Treatment of megaloblastic anemia depends on the underlying cause. Folate deficiency due to dietary deficiency or increased demands is best treated with folate supplements. In addition, a diet rich in green, leafy vegetables is essential for normal intake of folic acid.

Folate deficiency caused by the use of sulfa drugs or other antifolate medications may be addressed by folate supplementation or by reducing or eliminating the drug. Folate deficiency due to celiac sprue requires treatment of the underlying disorder and folate supplements.

Management of vitamin B-12 deficiency is often more complex, because of the nature of B-12 deficiency in childhood. Data from small trials suggest that oral B-12 supplementation is as effective as parenteral supplementation in patients with nutritional deficiency. [5]  A report by Sezer et al supported the idea that either parenteral or oral therapy with vitamin B-12 can effectively treat B-12 deficiency in children, with the investigators finding that after 1 month of treatment in the parenteral and oral arms of the study, 14 out of 41 (34.1%) and 8 out of 41 (19.5%) pediatric patients, respectively, still had anemia. [17]

Indeed, since many children and adults have a dietary B-12 deficiency, oral B-12 treatment should be attempted first unless clinically contraindicated. Such contraindication could be due to previous treatment failure or another clinical factor that would argue for initial parenteral therapy.

Even in patients with intrinsic factor (IF) deficiency, oral supplements may be effective, using higher doses, although often this is not the case. In many instances, high-dose oral B-12 supplements are unsuccessful in patients with IF deficiency or in those who have undergone intestinal surgery. These patients may require parenteral supplementation because of impaired secretion or absorption of IF.

Because vitamin B-12 is contained exclusively in animal products (meat), vitamin supplementation is the only means of appropriate vitamin B-12 intake in individuals choosing vegetarian diets.

For children with congenital disorders that lead to B-12 deficiency, supplementation is a lifelong necessity; therefore, establishing a regimen that is tolerable over time is essential to maintaining compliance.

A study by Canadian researchers reported that in patients with transcobalamin deficiency, treatment with intramuscular injections of hydroxycobalamin or cyanocobalamin is favored in current practice. [18]

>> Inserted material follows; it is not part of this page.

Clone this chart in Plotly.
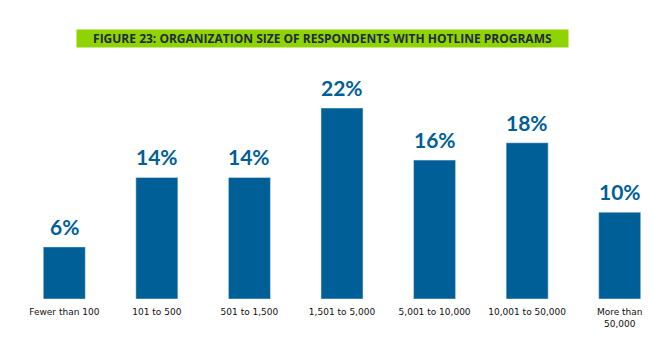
import plotly.graph_objects as go

categories = ["Fewer than 100", "101 to 500", "501 to 1,500", "1,501 to 5,000",
              "5,001 to 10,000", "10,001 to 50,000", "More than<br>50,000"]
values = [6, 14, 14, 22, 16, 18, 10]
labels = [f"{v}%" for v in values]

W, H = 670, 351
T, B = 82, 52
fig = go.Figure(go.Bar(
    x=categories, y=values, marker_color="#005f96",
))
annotations = [dict(
    x=c, y=v, text=f"<b>{t}</b>", xref="x", yref="y", showarrow=False,
    xanchor="center", yanchor="bottom", yshift=6,
    font=dict(family="Lato", size=21, color="#005f96"),
) for c, v, t in zip(categories, values, labels)]
annotations.append(dict(
    text="<b>FIGURE 23: ORGANIZATION SIZE OF RESPONDENTS WITH HOTLINE PROGRAMS</b>",
    xref="paper", yref="paper", x=(322.5 - 18) / (W - 22), y=1 + (T - 38.5) / (H - T - B),
    xanchor="center", yanchor="middle", showarrow=False,
    bgcolor="#8fd400", width=489, height=15,
    font=dict(family="Open Sans", size=12, color="#1f2a44"),
))
fig.update_layout(
    width=W, height=H, margin=dict(l=18, r=4, t=T, b=B),
    plot_bgcolor="white", paper_bgcolor="white", bargap=0.546, showlegend=False,
    xaxis=dict(showline=False, ticks="", tickangle=0, ticklabelstandoff=6,
               tickfont=dict(family="DejaVu Sans", size=9, color="#111111")),
    yaxis=dict(range=[0, 25], visible=False),
    annotations=annotations,
)
fig.write_html("out.html")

Go to Pediatric Chronic Anemia, Anemia of Prematurity, Donath-Landsteiner Hemolytic Anemia, Pediatric Acute Anemia, and Fanconi Anemia for complete information on these topics.

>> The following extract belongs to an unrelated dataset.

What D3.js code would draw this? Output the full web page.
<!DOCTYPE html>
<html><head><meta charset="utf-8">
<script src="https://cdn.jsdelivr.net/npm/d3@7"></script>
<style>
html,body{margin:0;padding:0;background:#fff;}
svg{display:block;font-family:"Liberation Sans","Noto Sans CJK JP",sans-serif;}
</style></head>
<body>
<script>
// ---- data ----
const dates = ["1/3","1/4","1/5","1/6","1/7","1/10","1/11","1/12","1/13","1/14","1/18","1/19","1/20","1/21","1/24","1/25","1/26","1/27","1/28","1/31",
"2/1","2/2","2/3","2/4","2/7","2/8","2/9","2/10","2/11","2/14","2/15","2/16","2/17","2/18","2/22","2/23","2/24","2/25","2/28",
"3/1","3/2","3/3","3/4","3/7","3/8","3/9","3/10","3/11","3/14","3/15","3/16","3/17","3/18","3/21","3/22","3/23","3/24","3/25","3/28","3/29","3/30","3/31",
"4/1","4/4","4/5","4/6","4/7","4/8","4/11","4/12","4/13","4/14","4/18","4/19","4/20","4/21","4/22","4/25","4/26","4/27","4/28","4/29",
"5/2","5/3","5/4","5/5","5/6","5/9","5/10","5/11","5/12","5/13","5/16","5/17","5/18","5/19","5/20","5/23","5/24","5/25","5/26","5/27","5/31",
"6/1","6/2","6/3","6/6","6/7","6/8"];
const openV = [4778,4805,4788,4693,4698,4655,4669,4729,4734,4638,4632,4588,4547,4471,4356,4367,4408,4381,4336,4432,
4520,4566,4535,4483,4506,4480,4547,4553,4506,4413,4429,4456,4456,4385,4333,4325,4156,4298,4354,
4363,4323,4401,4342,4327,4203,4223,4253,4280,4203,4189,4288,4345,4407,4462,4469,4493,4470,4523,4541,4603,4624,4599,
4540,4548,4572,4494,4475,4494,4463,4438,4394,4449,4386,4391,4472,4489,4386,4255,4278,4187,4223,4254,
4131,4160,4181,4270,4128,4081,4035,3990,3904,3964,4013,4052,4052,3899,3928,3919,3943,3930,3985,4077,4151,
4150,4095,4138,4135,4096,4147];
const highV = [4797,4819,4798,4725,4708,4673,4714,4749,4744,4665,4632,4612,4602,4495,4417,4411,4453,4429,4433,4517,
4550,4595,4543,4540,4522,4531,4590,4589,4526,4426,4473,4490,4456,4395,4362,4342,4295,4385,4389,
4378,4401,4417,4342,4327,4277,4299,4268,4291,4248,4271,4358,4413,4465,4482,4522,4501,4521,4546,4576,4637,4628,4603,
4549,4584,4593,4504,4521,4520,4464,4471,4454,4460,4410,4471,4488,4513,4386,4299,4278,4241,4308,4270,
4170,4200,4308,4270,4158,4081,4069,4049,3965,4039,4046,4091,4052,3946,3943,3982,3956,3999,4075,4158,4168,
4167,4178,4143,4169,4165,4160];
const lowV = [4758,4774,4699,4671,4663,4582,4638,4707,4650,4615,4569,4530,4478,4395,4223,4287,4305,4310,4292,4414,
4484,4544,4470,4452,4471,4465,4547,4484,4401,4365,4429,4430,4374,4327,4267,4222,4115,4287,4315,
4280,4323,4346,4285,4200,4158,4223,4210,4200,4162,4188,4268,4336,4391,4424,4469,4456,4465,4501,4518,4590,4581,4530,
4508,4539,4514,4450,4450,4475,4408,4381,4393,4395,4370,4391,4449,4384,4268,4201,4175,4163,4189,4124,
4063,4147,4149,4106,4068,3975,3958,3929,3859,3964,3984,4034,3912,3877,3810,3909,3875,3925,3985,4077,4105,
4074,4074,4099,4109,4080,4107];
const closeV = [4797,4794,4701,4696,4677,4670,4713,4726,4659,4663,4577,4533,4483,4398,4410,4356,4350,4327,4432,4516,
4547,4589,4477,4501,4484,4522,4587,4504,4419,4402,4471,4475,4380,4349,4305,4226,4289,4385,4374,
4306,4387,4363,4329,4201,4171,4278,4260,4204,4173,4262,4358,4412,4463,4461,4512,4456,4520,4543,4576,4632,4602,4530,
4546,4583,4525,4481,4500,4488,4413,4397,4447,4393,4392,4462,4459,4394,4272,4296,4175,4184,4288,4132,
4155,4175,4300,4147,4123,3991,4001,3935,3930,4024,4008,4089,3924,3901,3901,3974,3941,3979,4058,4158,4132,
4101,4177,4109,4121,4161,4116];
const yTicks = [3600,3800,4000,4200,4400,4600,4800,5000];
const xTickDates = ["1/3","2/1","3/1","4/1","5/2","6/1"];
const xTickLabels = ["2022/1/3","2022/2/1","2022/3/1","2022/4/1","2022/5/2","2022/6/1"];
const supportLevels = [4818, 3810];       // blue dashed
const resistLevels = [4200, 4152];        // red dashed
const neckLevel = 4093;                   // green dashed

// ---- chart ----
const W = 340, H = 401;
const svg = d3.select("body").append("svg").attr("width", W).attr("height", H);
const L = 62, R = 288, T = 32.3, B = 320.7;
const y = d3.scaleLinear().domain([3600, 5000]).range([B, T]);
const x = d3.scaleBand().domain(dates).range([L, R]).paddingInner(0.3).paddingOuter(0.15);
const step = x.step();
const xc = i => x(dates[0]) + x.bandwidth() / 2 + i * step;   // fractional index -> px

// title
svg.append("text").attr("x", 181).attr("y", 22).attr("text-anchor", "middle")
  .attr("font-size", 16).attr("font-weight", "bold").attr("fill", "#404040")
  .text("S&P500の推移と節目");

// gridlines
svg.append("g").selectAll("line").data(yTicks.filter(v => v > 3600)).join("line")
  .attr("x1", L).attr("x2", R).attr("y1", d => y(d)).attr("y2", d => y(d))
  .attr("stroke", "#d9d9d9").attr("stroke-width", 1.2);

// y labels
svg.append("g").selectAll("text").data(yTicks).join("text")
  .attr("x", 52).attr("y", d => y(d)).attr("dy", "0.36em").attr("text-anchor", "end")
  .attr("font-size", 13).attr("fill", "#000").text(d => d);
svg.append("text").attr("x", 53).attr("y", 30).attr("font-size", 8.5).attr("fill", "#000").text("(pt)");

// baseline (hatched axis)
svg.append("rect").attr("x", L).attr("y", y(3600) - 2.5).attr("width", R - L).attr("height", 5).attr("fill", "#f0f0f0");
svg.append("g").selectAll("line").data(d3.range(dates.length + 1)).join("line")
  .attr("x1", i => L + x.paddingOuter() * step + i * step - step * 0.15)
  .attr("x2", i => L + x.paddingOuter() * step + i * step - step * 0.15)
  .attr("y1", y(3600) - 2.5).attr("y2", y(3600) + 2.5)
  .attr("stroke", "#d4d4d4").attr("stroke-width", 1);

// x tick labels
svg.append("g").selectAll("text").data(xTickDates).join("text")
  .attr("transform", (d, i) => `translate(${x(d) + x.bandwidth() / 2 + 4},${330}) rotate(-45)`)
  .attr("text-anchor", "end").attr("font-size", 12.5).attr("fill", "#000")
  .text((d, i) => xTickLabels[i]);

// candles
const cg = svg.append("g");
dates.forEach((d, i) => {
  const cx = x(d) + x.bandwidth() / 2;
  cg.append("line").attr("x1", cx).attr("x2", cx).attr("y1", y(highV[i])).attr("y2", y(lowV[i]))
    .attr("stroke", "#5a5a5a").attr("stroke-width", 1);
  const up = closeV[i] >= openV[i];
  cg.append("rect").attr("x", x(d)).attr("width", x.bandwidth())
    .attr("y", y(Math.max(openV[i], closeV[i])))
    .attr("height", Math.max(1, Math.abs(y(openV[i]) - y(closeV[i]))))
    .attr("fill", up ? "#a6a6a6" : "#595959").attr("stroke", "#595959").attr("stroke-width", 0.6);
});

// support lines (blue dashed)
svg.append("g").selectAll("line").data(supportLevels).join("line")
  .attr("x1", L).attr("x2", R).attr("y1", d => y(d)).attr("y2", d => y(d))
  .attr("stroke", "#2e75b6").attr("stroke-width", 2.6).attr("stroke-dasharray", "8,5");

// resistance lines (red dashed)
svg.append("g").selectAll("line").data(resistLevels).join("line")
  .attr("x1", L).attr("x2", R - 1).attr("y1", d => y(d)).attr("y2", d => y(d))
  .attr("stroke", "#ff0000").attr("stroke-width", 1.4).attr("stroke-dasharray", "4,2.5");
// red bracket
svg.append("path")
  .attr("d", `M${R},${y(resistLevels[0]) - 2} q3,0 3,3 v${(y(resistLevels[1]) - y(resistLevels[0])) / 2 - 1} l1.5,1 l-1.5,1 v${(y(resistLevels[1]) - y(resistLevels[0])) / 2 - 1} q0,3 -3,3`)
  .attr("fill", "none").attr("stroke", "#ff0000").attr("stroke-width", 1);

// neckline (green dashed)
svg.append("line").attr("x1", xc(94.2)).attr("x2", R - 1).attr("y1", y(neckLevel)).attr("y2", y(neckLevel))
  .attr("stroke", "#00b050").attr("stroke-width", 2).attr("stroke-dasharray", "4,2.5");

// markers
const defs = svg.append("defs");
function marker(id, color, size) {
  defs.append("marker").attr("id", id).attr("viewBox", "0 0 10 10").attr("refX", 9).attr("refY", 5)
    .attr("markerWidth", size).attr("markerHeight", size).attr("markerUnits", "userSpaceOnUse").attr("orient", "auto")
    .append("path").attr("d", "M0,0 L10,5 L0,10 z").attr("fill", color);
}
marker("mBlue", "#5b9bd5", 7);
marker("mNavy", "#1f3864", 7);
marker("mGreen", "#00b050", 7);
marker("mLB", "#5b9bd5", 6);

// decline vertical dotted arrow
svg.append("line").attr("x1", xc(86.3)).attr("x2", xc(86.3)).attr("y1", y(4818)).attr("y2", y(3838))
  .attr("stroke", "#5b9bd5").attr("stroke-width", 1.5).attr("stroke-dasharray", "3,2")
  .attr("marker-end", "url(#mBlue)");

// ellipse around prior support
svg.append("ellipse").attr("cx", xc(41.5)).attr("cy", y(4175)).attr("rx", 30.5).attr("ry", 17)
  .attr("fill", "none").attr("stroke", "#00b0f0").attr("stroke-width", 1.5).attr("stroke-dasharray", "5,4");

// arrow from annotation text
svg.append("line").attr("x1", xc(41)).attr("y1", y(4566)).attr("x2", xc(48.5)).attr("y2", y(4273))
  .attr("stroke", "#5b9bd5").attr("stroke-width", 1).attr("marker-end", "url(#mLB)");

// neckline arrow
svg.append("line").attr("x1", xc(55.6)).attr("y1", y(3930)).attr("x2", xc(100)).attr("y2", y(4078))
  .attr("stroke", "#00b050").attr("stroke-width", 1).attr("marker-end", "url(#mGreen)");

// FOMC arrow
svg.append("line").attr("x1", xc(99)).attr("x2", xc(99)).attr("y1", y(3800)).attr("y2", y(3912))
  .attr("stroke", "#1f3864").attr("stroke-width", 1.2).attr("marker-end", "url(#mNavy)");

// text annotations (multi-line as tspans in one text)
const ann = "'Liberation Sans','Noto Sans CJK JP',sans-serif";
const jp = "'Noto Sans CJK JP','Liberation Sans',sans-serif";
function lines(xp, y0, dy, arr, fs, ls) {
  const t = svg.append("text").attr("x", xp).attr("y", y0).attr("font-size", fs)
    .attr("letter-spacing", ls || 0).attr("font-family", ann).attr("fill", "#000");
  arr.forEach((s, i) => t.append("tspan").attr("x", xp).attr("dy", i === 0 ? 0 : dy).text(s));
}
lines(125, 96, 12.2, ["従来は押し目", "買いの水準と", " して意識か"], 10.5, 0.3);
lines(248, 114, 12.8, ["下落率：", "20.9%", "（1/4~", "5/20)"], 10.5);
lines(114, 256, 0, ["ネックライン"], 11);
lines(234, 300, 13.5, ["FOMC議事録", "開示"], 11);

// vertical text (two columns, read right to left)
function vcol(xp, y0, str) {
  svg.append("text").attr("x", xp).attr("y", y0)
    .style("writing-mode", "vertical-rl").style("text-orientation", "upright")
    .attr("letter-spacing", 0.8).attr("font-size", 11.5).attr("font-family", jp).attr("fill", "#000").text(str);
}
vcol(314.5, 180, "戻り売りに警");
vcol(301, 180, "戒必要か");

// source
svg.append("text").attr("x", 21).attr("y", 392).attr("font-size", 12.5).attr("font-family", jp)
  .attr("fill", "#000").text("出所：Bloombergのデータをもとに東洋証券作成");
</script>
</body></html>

Consultation with a pediatric gastroenterologist to evaluate for inflammation of the ileum or jejunum and assist in treatment planning is often helpful for patients with newly diagnosed Crohn disease or celiac sprue. A gastroenterologist may also be needed to evaluate the extent of liver disease, which may manifest with macrocytic erythrocytes.

Consider consulting a hematologist to evaluate the bone marrow for evidence of other marrow diseases that can manifest with macrocytic anemia and thrombocytopenia.